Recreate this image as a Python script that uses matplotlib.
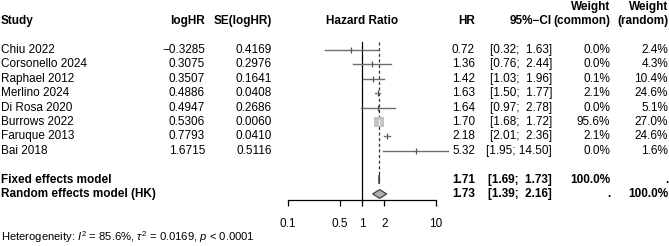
import numpy as np
import matplotlib
matplotlib.use("Agg")
import matplotlib.pyplot as plt
from matplotlib.patches import Polygon
from matplotlib.transforms import blended_transform_factory

plt.rcParams['font.family'] = ['Liberation Sans', 'DejaVu Sans']
plt.rcParams['mathtext.fontset'] = 'custom'
plt.rcParams['mathtext.rm'] = 'Liberation Sans'
plt.rcParams['mathtext.it'] = 'Liberation Sans:italic'

# données
studies = ['Chiu 2022', 'Corsonello 2024', 'Raphael 2012', 'Merlino 2024',
           'Di Rosa 2020', 'Burrows 2022', 'Faruque 2013', 'Bai 2018']
loghr = [-0.3285, 0.3075, 0.3507, 0.4886, 0.4947, 0.5306, 0.7793, 1.6715]
se_loghr = [0.4169, 0.2976, 0.1641, 0.0408, 0.2686, 0.0060, 0.0410, 0.5116]
hr = [0.72, 1.36, 1.42, 1.63, 1.64, 1.70, 2.18, 5.32]
ci_lo = [0.32, 0.76, 1.03, 1.50, 0.97, 1.68, 2.01, 1.95]
ci_hi = [1.63, 2.44, 1.96, 1.77, 2.78, 1.72, 2.36, 14.50]
w_common = [0.0, 0.0, 0.1, 2.1, 0.0, 95.6, 2.1, 0.0]
w_random = [2.4, 4.3, 10.4, 24.6, 5.1, 27.0, 24.6, 1.6]

fixed_hr, fixed_lo, fixed_hi = 1.71, 1.69, 1.73
random_hr, random_lo, random_hi = 1.73, 1.39, 2.16
het_text = r"Heterogeneity: $\mathit{I}^2$ = 85.6%, $\tau^2$ = 0.0169, $\mathit{p}$ < 0.0001"
xticks = [0.1, 0.5, 1, 2, 10]

W, H = 669, 246
FS = 8.5

fig = plt.figure(figsize=(W / 100, H / 100), dpi=100)

# zone du graphique : 0.1 -> x=288 px, 10 -> x=436 px, axe en y=200 px
row_h = 14.4
y_top, y_bot = -1.0, 10.42
ax_h = (y_bot - y_top) * row_h
ax = fig.add_axes([288 / W, (H - 200) / H, 148 / W, ax_h / H])
ax.set_xscale('log')
ax.set_xlim(0.1, 10)
ax.set_ylim(y_bot, y_top)
for s in ['top', 'left', 'right']:
    ax.spines[s].set_visible(False)
ax.spines['bottom'].set_linewidth(0.9)
ax.set_yticks([])
ax.set_xticks(xticks)
ax.set_xticklabels([f'{t:g}' for t in xticks])
ax.minorticks_off()
ax.tick_params(axis='x', direction='out', length=4.5, width=0.9, pad=8.5, labelsize=FS)
ax.patch.set_alpha(0)

rows = np.arange(len(studies))

# lignes de référence
ax.plot([1, 1], [-0.56, y_bot], color='black', lw=0.9, clip_on=False)
ax.plot([fixed_hr, fixed_hr], [-0.56, 9 - 0.3], color='#333333', lw=0.9,
        ls=(0, (2.5, 2)), clip_on=False)

# intervalles de confiance + carrés
max_w = max(w_common)
for i in rows:
    ax.plot([ci_lo[i], ci_hi[i]], [i, i], color='#6e6e6e', lw=1.0,
            clip_on=False, zorder=3)
    ms = 7.5 * np.sqrt(w_common[i] / max_w)
    if ms > 0:
        ax.plot(hr[i], i, marker='s', ms=ms, color='#c4c4c4', mew=0,
                zorder=4, clip_on=False)
    tick_col = '#f0f0f0' if ms > 4 else '#555555'
    ax.plot(hr[i], i, marker='|', ms=4, mew=0.9, color=tick_col, zorder=5,
            clip_on=False)

# diamants
def diamond(y, lo, est, hi, fc):
    pts = [(lo, y), (est, y - 0.3), (hi, y), (est, y + 0.3)]
    ax.add_patch(Polygon(pts, closed=True, fc=fc, ec='#404040', lw=0.9,
                         zorder=5, clip_on=False))

diamond(9, fixed_lo, fixed_hr, fixed_hi, '#a8a8a8')
diamond(10, random_lo, random_hr, random_hi, '#b0b0b0')

# colonnes de texte
tr = blended_transform_factory(fig.transFigure, ax.transData)

def col(x_px, y, s, ha='right', bold=False):
    fig.text(x_px / W, y, s, transform=tr, ha=ha, va='center', fontsize=FS,
             fontweight='bold' if bold else 'normal')

# en-têtes
col(1, -2, 'Study', ha='left', bold=True)
col(205, -2, 'logHR', bold=True)
col(272, -2, 'SE(logHR)', bold=True)
col(362, -2, 'Hazard Ratio', ha='center', bold=True)
col(475, -2, 'HR', bold=True)
col(552, -2, '95%\u2212CI', bold=True)
col(610, -3, 'Weight', bold=True)
col(610, -2, '(common)', bold=True)
col(668, -3, 'Weight', bold=True)
col(668, -2, '(random)', bold=True)

def fmt_ci(lo, hi):
    return f'[{lo:.2f}; {hi:5.2f}]'

for i in rows:
    col(1, i, studies[i], ha='left')
    col(205, i, f'{loghr[i]:.4f}'.replace('-', '\u2212'))
    col(272, i, f'{se_loghr[i]:.4f}')
    col(475, i, f'{hr[i]:.2f}')
    col(552, i, fmt_ci(ci_lo[i], ci_hi[i]))
    col(610, i, f'{w_common[i]:.1f}%')
    col(668, i, f'{w_random[i]:.1f}%')

col(1, 9, 'Fixed effects model', ha='left', bold=True)
col(475, 9, f'{fixed_hr:.2f}', bold=True)
col(552, 9, fmt_ci(fixed_lo, fixed_hi), bold=True)
col(610, 9, '100.0%', bold=True)
col(668, 9, '.', bold=True)

col(1, 10, 'Random effects model (HK)', ha='left', bold=True)
col(475, 10, f'{random_hr:.2f}', bold=True)
col(552, 10, fmt_ci(random_lo, random_hi), bold=True)
col(610, 10, '.', bold=True)
col(668, 10, '100.0%', bold=True)

fig.text(1 / W, 1 - 237 / H, het_text, ha='left', va='center', fontsize=8.1)

fig.savefig('out.png', dpi=100)
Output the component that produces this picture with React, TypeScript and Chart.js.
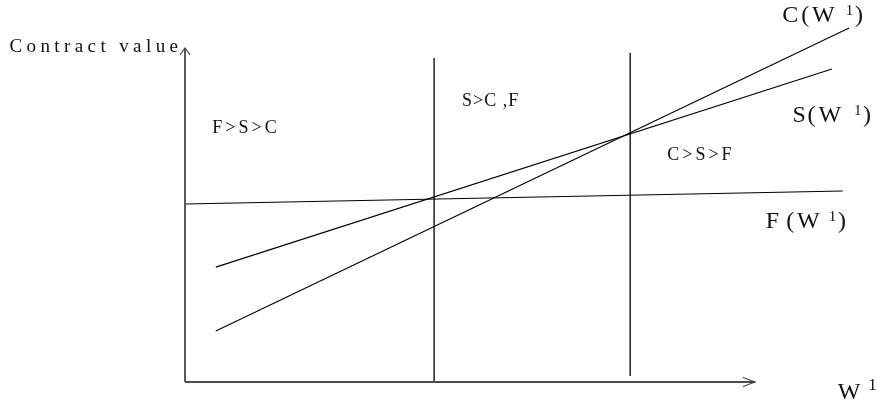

# # # #

What the task requires: Return only the lines from the start of the data through the line that contains "from matplotlib.transforms import", please, copying them exactly and omitting all pictures.

Response to the exercise:
Recreate this image as a Python script that uses matplotlib.
import numpy as np
import matplotlib
matplotlib.use("Agg")
import matplotlib.pyplot as plt
from matplotlib.patches import Polygon
from matplotlib.transforms import blended_transform_factory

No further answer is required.